Say there is a point particle attached to a rope of radius r. It spins with angular velocity w. As a result, the force needed to keep this particle in circular motion is:

F = mv2/r

However, now say I have some irregular shaped object, with say some constant surface density for simplicity. It is also attached to a rope of radius r and spins with angular velocity w.

My question, is the force needed for the rope to exert at the base of the object the area integral of dm*v2/r = dm w2*r over the object? If this is true, what is the intuition? Why can I sum up the forces needed for all the constituent particles and say that is the force applied by the rope at the base of the object?

Another thought in my head was that you can think of translational forces as being applied directly to the center of mass of the object.

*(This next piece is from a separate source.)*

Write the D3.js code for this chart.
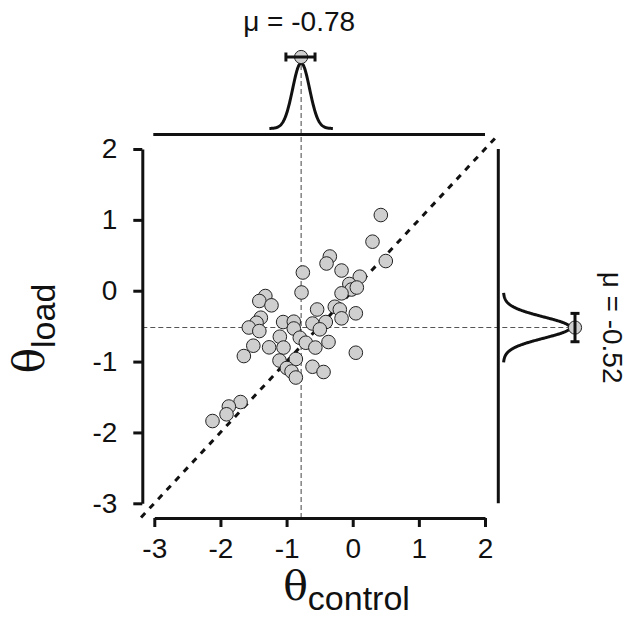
<!DOCTYPE html>
<html>
<head>
<meta charset="utf-8">
<script src="https://cdn.jsdelivr.net/npm/d3@7"></script>
<style>
  html, body { margin: 0; padding: 0; background: #ffffff; }
  svg { display: block; }
</style>
</head>
<body>
<div id="chart"></div>
<script>
// ---------------- data ----------------
const thetaControl = [0.425, 0.299, 0.500, -0.346, -0.396, -0.169, -0.754, 0.107, -0.051, -0.018,
  0.062, -0.169, -0.774, -1.321, -1.412, -1.228, -0.538, -0.271, -0.195, 0.047,
  -0.169, -1.389, -1.454, -1.571, -1.412, -1.052, -0.891, -0.891, -0.608, -0.407,
  -0.497, -1.102, -0.800, -0.709, -0.565, -0.366, -1.503, -1.264, -1.046, -1.646,
  -1.107, -0.860, -0.996, -0.925, -0.860, -0.608, -0.441, 0.047, -1.696, -1.873,
  -1.908, -2.120];
const thetaLoad = [1.068, 0.692, 0.419, 0.483, 0.384, 0.285, 0.257, 0.198, 0.095, 0.017,
  0.045, -0.037, -0.025, -0.075, -0.145, -0.206, -0.265, -0.226, -0.265, -0.319,
  -0.390, -0.381, -0.452, -0.519, -0.569, -0.442, -0.437, -0.533, -0.463, -0.442,
  -0.545, -0.649, -0.663, -0.734, -0.802, -0.724, -0.776, -0.799, -0.802, -0.922,
  -0.985, -0.964, -1.091, -1.140, -1.225, -1.073, -1.147, -0.875, -1.571, -1.634,
  -1.744, -1.839];
const xTicks = [-3, -2, -1, 0, 1, 2];
const yTicks = [-3, -2, -1, 0, 1, 2];
const identityLine = [-3.2, 2.2];
const muControl = -0.78;
const muLoad = -0.52;
const sdControl = 0.128;
const sdLoad = 0.15;
const ciControl = [-1.01, -0.57];
const ciLoad = [-0.72, -0.32];
const labelControl = "μ = -0.78";
const labelLoad = "μ = -0.52";

// ---------------- layout ----------------
const W = 638, H = 617;
const svg = d3.select("#chart").append("svg")
  .attr("width", W).attr("height", H)
  .style("background", "#fff");

const x = d3.scaleLinear().domain([-3, 2]).range([154.3, 485]);
const y = d3.scaleLinear().domain([-3, 2]).range([503.3, 149]);

const ink = "#111";
const sansFont = "'Liberation Sans', Arial, Helvetica, sans-serif";
const serifFont = "'DejaVu Serif', 'Liberation Serif', serif";
const numSize = 28;

// reference dashed lines
svg.append("line")
  .attr("x1", x(muControl)).attr("x2", x(muControl))
  .attr("y1", 57).attr("y2", 518)
  .attr("stroke", "#555").attr("stroke-width", 1.1).attr("stroke-dasharray", "5,3");
svg.append("line")
  .attr("x1", 142.3).attr("x2", 575)
  .attr("y1", y(muLoad)).attr("y2", y(muLoad))
  .attr("stroke", "#555").attr("stroke-width", 1.1).attr("stroke-dasharray", "5,3");

// identity line
svg.append("line")
  .attr("x1", x(identityLine[0])).attr("y1", y(identityLine[0]))
  .attr("x2", x(identityLine[1])).attr("y2", y(identityLine[1]))
  .attr("stroke", ink).attr("stroke-width", 3).attr("stroke-dasharray", "6,6.5");

// axes
const xAxis = svg.append("g")
  .attr("transform", "translate(0,518)")
  .call(d3.axisBottom(x).tickValues(xTicks).tickSize(9).tickSizeOuter(0).tickPadding(11)
    .tickFormat(d3.format("d")));
const yAxis = svg.append("g")
  .attr("transform", "translate(142.3,0)")
  .call(d3.axisLeft(y).tickValues(yTicks).tickSize(9).tickSizeOuter(0).tickPadding(16)
    .tickFormat(d3.format("d")));
[xAxis, yAxis].forEach(g => {
  g.attr("font-family", sansFont).attr("font-size", numSize);
  g.select(".domain").attr("stroke", ink).attr("stroke-width", 3);
  g.selectAll(".tick line").attr("stroke", ink).attr("stroke-width", 3);
  g.selectAll(".tick text").attr("fill", ink).text(d => d < 0 ? "-" + Math.abs(d) : String(d));
});

// marginal axis lines
svg.append("line")
  .attr("x1", x.range()[0] - 1).attr("x2", x.range()[1])
  .attr("y1", 134.5).attr("y2", 134.5)
  .attr("stroke", ink).attr("stroke-width", 3);
svg.append("line")
  .attr("x1", 498.3).attr("x2", 498.3)
  .attr("y1", y.range()[1]).attr("y2", y.range()[0])
  .attr("stroke", ink).attr("stroke-width", 3);

// marginal densities (normal posterior curves)
const pdf = (v, m, s) => Math.exp(-0.5 * ((v - m) / s) ** 2) / (s * Math.sqrt(2 * Math.PI));
const topGrid = d3.range(muControl - 0.48, muControl + 0.4801, 0.005);
const topH = d3.scaleLinear().domain([0, pdf(muControl, muControl, sdControl)]).range([128.5, 63]);
svg.append("path")
  .datum(topGrid)
  .attr("d", d3.line().x(v => x(v)).y(v => topH(pdf(v, muControl, sdControl))))
  .attr("fill", "none").attr("stroke", ink).attr("stroke-width", 3);

const rightGrid = d3.range(muLoad - 0.49, muLoad + 0.4901, 0.005);
const rightW = d3.scaleLinear().domain([0, pdf(muLoad, muLoad, sdLoad)]).range([503.3, 570]);
svg.append("path")
  .datum(rightGrid)
  .attr("d", d3.line().x(v => rightW(pdf(v, muLoad, sdLoad))).y(v => y(v)))
  .attr("fill", "none").attr("stroke", ink).attr("stroke-width", 3);

// scatter points
const pts = thetaControl.map((v, i) => ({ c: v, l: thetaLoad[i] }));
svg.append("g").selectAll("circle")
  .data(pts).join("circle")
  .attr("cx", d => x(d.c)).attr("cy", d => y(d.l))
  .attr("r", 6.8)
  .attr("fill", "#cfcfcf").attr("stroke", "#222").attr("stroke-width", 1);

// posterior mean points + intervals
svg.append("circle").attr("cx", x(muControl)).attr("cy", 57).attr("r", 6.6)
  .attr("fill", "#cfcfcf").attr("stroke", "#222").attr("stroke-width", 1);
svg.append("line").attr("x1", x(ciControl[0])).attr("x2", x(ciControl[1]))
  .attr("y1", 57).attr("y2", 57).attr("stroke", ink).attr("stroke-width", 3);
ciControl.forEach(v => svg.append("line").attr("x1", x(v)).attr("x2", x(v))
  .attr("y1", 52.5).attr("y2", 61.5).attr("stroke", ink).attr("stroke-width", 3));

svg.append("circle").attr("cx", 575).attr("cy", y(muLoad)).attr("r", 6.6)
  .attr("fill", "#cfcfcf").attr("stroke", "#222").attr("stroke-width", 1);
svg.append("line").attr("x1", 575).attr("x2", 575)
  .attr("y1", y(ciLoad[0])).attr("y2", y(ciLoad[1])).attr("stroke", ink).attr("stroke-width", 3);
ciLoad.forEach(v => svg.append("line").attr("x1", 570.5).attr("x2", 579.5)
  .attr("y1", y(v)).attr("y2", y(v)).attr("stroke", ink).attr("stroke-width", 3));

// mean labels
svg.append("text").attr("x", x(muControl) - 2).attr("y", 31)
  .attr("text-anchor", "middle").attr("font-family", sansFont).attr("font-size", numSize)
  .attr("fill", ink).text(labelControl);
svg.append("text")
  .attr("transform", `translate(603,${y(muLoad)}) rotate(90)`)
  .attr("text-anchor", "middle").attr("font-family", sansFont).attr("font-size", numSize)
  .attr("fill", ink).text(labelLoad);

// axis titles
const xt = svg.append("text").attr("transform", "translate(346.5,600)")
  .attr("text-anchor", "middle").attr("fill", ink);
xt.append("tspan").attr("font-family", serifFont).attr("font-size", 41).text("θ");
xt.append("tspan").attr("font-family", sansFont).attr("font-size", 34).attr("dy", 10).text("control");

const yt = svg.append("text").attr("transform", "translate(44,328.5) rotate(-90)")
  .attr("text-anchor", "middle").attr("fill", ink);
yt.append("tspan").attr("font-family", serifFont).attr("font-size", 42).text("θ");
yt.append("tspan").attr("font-family", sansFont).attr("font-size", 34).attr("dy", 11).text("load");
</script>
</body>
</html>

Does the math somehow work out that the force necessary is F = mv2/r, where m is the total mass, and r is the center of mass?

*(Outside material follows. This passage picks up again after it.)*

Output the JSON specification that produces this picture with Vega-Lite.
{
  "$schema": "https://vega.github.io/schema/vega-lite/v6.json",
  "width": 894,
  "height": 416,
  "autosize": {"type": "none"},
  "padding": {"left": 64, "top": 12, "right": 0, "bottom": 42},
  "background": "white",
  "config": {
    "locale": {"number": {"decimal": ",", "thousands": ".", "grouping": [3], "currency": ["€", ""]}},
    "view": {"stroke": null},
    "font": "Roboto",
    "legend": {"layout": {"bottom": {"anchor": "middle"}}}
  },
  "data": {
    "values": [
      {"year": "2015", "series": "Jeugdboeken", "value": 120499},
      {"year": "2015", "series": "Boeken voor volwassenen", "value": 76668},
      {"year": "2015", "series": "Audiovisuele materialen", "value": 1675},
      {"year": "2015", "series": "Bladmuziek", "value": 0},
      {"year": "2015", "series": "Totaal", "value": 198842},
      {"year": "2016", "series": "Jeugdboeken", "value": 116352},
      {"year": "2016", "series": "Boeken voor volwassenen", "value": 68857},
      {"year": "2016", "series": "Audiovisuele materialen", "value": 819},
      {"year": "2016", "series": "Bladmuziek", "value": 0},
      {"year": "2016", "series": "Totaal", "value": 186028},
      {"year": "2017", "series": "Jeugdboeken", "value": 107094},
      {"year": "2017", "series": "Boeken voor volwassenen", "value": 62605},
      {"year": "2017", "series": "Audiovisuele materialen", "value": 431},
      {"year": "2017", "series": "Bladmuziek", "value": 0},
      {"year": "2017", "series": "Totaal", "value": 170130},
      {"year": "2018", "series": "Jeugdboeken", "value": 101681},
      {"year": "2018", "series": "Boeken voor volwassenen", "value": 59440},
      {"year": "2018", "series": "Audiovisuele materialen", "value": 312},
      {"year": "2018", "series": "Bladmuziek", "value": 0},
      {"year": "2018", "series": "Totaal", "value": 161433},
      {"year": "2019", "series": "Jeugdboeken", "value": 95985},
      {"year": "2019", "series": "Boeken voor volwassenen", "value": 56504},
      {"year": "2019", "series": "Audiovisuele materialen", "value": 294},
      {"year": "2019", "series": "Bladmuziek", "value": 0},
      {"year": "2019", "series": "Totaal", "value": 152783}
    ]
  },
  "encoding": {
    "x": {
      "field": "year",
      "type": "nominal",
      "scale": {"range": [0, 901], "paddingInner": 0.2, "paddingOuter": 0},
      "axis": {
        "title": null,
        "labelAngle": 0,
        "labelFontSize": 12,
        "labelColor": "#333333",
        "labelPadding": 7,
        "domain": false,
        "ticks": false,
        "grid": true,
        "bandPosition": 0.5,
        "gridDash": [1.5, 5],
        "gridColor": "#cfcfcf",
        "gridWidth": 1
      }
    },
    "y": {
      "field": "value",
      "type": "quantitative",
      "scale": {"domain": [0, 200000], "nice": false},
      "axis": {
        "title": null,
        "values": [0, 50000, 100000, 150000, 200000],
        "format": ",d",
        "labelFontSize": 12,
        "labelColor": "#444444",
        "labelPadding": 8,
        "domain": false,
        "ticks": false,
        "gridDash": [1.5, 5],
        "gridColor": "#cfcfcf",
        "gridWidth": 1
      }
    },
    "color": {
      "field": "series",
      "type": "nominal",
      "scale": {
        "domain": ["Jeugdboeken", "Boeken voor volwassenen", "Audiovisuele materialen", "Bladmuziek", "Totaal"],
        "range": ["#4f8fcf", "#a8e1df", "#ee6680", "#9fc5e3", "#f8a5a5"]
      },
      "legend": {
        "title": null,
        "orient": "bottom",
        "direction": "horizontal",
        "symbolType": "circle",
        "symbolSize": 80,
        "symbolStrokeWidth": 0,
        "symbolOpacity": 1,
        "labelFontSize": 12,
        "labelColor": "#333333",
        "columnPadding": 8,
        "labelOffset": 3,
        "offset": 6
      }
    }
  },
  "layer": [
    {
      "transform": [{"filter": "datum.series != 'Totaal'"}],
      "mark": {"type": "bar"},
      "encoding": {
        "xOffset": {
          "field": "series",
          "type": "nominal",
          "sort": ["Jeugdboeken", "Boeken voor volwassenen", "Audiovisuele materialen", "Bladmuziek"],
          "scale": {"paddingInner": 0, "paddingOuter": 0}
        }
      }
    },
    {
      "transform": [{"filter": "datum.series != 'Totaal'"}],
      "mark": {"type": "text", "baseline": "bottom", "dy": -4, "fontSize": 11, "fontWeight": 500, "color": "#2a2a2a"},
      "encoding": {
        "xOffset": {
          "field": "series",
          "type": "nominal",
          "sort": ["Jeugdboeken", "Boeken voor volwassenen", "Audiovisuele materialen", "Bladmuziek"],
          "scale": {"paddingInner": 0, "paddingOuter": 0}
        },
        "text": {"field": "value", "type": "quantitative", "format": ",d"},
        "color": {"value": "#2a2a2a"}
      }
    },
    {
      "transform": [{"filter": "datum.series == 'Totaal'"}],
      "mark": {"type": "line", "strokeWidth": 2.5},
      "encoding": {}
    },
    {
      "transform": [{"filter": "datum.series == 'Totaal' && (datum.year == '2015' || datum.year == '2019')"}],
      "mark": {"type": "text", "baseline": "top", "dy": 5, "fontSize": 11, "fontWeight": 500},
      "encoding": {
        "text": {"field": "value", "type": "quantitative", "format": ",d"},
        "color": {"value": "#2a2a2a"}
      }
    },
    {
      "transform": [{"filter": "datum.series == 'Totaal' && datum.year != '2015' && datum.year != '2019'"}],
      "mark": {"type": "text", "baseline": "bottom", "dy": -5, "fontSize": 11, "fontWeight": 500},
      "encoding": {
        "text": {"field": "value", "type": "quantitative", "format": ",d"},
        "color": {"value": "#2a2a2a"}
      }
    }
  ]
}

A third possible answer I assume, would be none of the above and would stem from an actual derivation of centripetal force for the general case, and not just for a point particle. I suspect it may be this, since I've never actually derived the force for a point particle personally.

2. Jul 28, 2016

### jbriggs444

Almost. Remember that force is a vector. The centripetal force for a piece on the leading edge of the object and the centripetal force for a piece on the trailing edge of the object are not parallel. The magnitude of the total force will be less than the sum of the magnitudes of the incremental forces.

Momentum and force are additive quantities. The rate of change of momentum of the object is the sum of the rates of change of momentum of its pieces. The total force required to produce this total rate of change follows from that.